Zehava Balata came on aliya from Ethiopia in 1999. The youngest of nine children, she has seen more in her twelve years than most people see in a lifetime. Uprooted from her place of birth, challenged by a new language, and living in a foreign environment, Zehava has grown up in Netanya among hundreds of other immigrants at the periphery of Israeli society. Until now.
On Wednesday June 22, Zehava delivered her Bat Mitzva speech in a most unlikely place: The Israeli Knesset.
During the past year, Zehava participated in a unique program sponsored by the ITIM: Jewish Life Information Center (full disclosure – I run ITIM) and the Ministry of Education, which enables Israeli sixth graders in the context of their school day to learn about Jewish heritage and particularly explore traditional dimensions of their Bar and Bat Mitzvahs.
This past year, two hours were added to the national curriculum for “heritage studies” and Zehava was chosen (with three others) among 12,000 sixth graders to present her drasha (or speech) in the Knesset committee on education.

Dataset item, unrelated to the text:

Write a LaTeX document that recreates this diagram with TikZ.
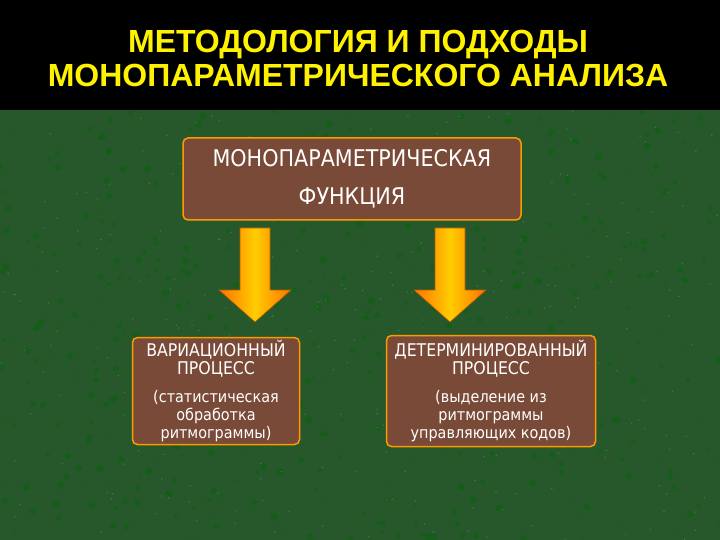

Following the ceremony, Zehava was awarded with the Legacy Heritage prize for excellence in the program.
MK Zevulun Orlev, who chaired the special hearing in the Knesset, asked Zehava’s mother in the context of the hearing if she was proud of her daughter. There was a pregnant pause before Orlev realized that Zehava’s mother didn’t speak any Hebrew.
Zehava’s story is inspiring. (you can see Zahava''s picture here) This is why I was shocked to read that following her Knesset appearance, the Meretz faction in Kfar Saba decried the Jewish Heritage curriculum and suggested that there is no room for Jewish studies in the public schools.
Now honestly, if we aren’t going to teach Jewish studies in the public schools, where are we going to teach it?
To be fair, the Meretz representatives said that they have nothing personal against ITIM’s program: It’s really Chabad that scares them. But better not to have anything than Chabad.
Well, I disagree. And I challenge Meretz to come meet Zehava. Jewish Heritage is what binds us together. It binds us to immigrants, and it binds us to the Jewish world. If our student’s don’t study this in school, then we have little left.